Each of these moments, individually and altogether, made for one of my most difficult years. I don't know how I made it. In a previous draft, I'd written with resent and reaffirmed notions of distrust, but that's not how I want to remember the year-- let alone bring in the next.
So in no order in particular, these are moments I treasured and cried over and that helped me make it through. It's the small things, after all, that always do.
My Uruguayan, French, and Catalán friends introduced me to new parts of my home state.
I managed to surprise David for his birthday. It required scheming with his mom and secretly packing some of his things and it was wonderful. At this spot along the 17-mile Drive, we saw dolphins in the distance.
I got to introduce my family to Portland. Around this time, I'd already been up north for about 90% of the time so it was nice to have a piece of home in the place I'd soon call my own.
Friends old and new trusted me to share their stories. It was my greatest pleasure and biggest honor.
In a time when I felt abandoned and defeated, my friends saved me.
But for most of the year, I was alone.

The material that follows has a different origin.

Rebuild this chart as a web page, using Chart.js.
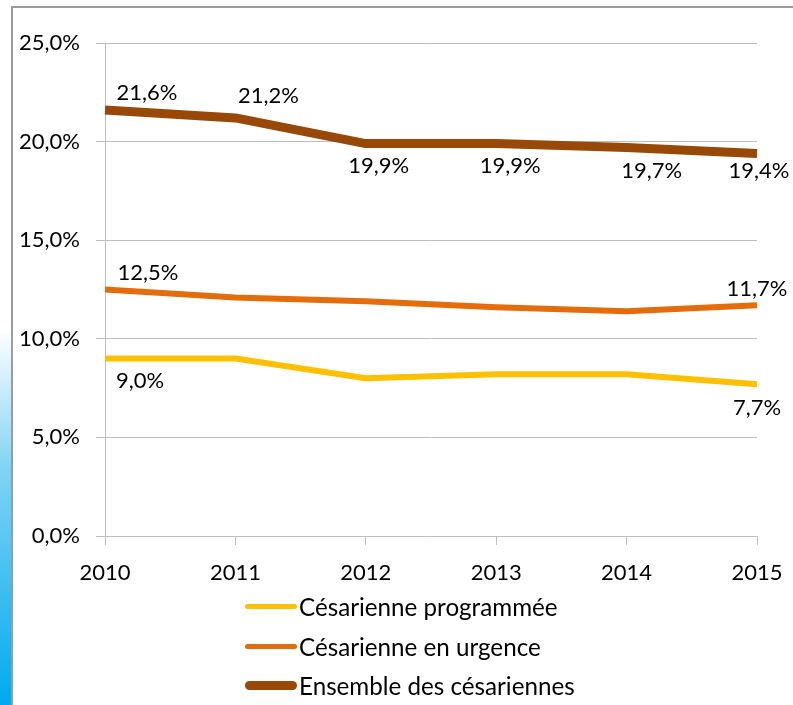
<!DOCTYPE html>
<html lang="fr">
<head>
<meta charset="utf-8">
<script src="https://cdn.jsdelivr.net/npm/chart.js@4"></script>
<style>
  html, body { margin: 0; padding: 0; background: #fff; }
  body { width: 793px; height: 705px; position: relative; overflow: hidden; font-family: Lato, "Open Sans", sans-serif; }
  #stripe { position: absolute; left: 0; top: 0; width: 11px; height: 705px;
    background: linear-gradient(to bottom, #fff 0px, #fff 330px, #7fd3f5 470px, #00a9ee 705px); }
  #frame { position: absolute; left: 11px; top: 6px; width: 790px; height: 710px;
    border-left: 2px solid #9c9c9c; border-top: 2px solid #9c9c9c; }
  #chart { position: absolute; left: 0; top: 0; }
  #legend { position: absolute; left: 245px; top: 587px; }
  .leg-row { display: flex; align-items: center; height: 39.5px; font-size: 24.2px; color: #000; }
  .leg-line { width: 52px; border-radius: 5px; margin-right: 2px; }
</style>
</head>
<body>
<div id="stripe"></div>
<div id="frame"></div>
<canvas id="chart" width="793" height="705"></canvas>
<div id="legend"></div>
<script>
/* ── Taux de césariennes 2010-2015 ── */

const years = ['2010', '2011', '2012', '2013', '2014', '2015'];
const programmee = [9.0, 9.0, 8.0, 8.2, 8.2, 7.7];
const urgence = [12.5, 12.1, 11.9, 11.6, 11.4, 11.7];
const ensemble = [21.6, 21.2, 19.9, 19.9, 19.7, 19.4];
const yTicks = [0, 5, 10, 15, 20, 25];

const fmt = v => v.toFixed(1).replace('.', ',') + '%';

// which points carry a value label, and where the label sits (px from the point)
const valueLabels = [
  { ds: 2, i: 0, dx: 42, dy: -17 }, { ds: 2, i: 1, dx: 33, dy: -22 },
  { ds: 2, i: 2, dx: 13, dy: 22 },  { ds: 2, i: 3, dx: 14, dy: 22 },
  { ds: 2, i: 4, dx: 25, dy: 23 },  { ds: 2, i: 5, dx: 2, dy: 17 },
  { ds: 1, i: 0, dx: 43, dy: -17 }, { ds: 1, i: 5, dx: 0, dy: -16 },
  { ds: 0, i: 0, dx: 35, dy: 22 },  { ds: 0, i: 5, dx: 0, dy: 24 },
];

const labelPlugin = {
  id: 'valueLabels',
  afterDatasetsDraw(chart) {
    const ctx = chart.ctx;
    ctx.save();
    ctx.font = '22px Lato, "Open Sans", sans-serif';
    ctx.fillStyle = '#000';
    ctx.textAlign = 'center';
    ctx.textBaseline = 'middle';
    valueLabels.forEach(l => {
      const pt = chart.getDatasetMeta(l.ds).data[l.i];
      const v = chart.data.datasets[l.ds].data[l.i];
      ctx.fillText(fmt(v), pt.x + l.dx, pt.y + l.dy);
    });
    ctx.restore();
  }
};

const gridGray = '#bfbfbf';

const chart = new Chart(document.getElementById('chart').getContext('2d'), {
  type: 'line',
  data: {
    labels: years,
    datasets: [
      { label: 'Césarienne programmée', data: programmee, borderColor: '#ffc000', borderWidth: 6 },
      { label: 'Césarienne en urgence', data: urgence, borderColor: '#e46c0a', borderWidth: 6 },
      { label: 'Ensemble des césariennes', data: ensemble, borderColor: '#984807', borderWidth: 9 },
    ].map(d => ({ ...d, tension: 0, pointRadius: 0, borderJoinStyle: 'round', borderCapStyle: 'butt', fill: false }))
  },
  options: {
    responsive: false,
    animation: false,
    layout: { padding: { left: 0, top: 43, right: 36, bottom: 119 } },
    plugins: { legend: { display: false }, tooltip: { enabled: false } },
    scales: {
      x: {
        offset: false,
        grid: { drawOnChartArea: false, drawTicks: true, tickLength: 9, color: gridGray },
        border: { color: gridGray, width: 1 },
        ticks: { color: '#000', font: { family: 'Lato', size: 22 }, padding: 15, maxRotation: 0 },
        afterFit: s => { s.height = 50; s.paddingLeft = 0; s.paddingRight = 0; }
      },
      y: {
        min: 0, max: 25,
        afterBuildTicks: s => { s.ticks = yTicks.map(v => ({ value: v })); },
        grid: { color: gridGray, lineWidth: 1, tickLength: 9 },
        border: { color: gridGray, width: 1 },
        ticks: { color: '#000', font: { family: 'Lato', size: 22 }, padding: 16, callback: v => fmt(v) },
        afterFit: s => { s.width = 105; s.paddingTop = 0; s.paddingBottom = 0; }
      }
    }
  },
  plugins: [labelPlugin]
});

// legend below the chart, one entry per row
document.getElementById('legend').innerHTML = chart.data.datasets.map(d => `
  <div class="leg-row">
    <div class="leg-line" style="background:${d.borderColor};height:${d.borderWidth === 9 ? 9 : 5}px"></div>
    <span>${d.label}</span>
  </div>`).join('');
</script>
</body>
</html>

I learned that in the end, you'll forget what you were angry about and only know that you miss them.
I took walks and made my own luck. Or tried, at least.
I followed my wanderlust and traveled alone. I was nervous about driving alone in a foreign country, technology-less, but it was great and absolutely worth it. Croatia took my breath away.
I made it back to my second home. I couldn't believe it. Florence, Tuscany, and Italy will always have my heart.
I couldn't stop looking at the sky.
And I couldn't be happier to come home.
A dear friend told me, "You are worth it-- don't ever lose sight of that." When she told me, I teared up because it was something I'd stopped believing. It's my mantra from here on out.
In 2014, I learned that this life is mine.
Wishing you all the light and love in this new year.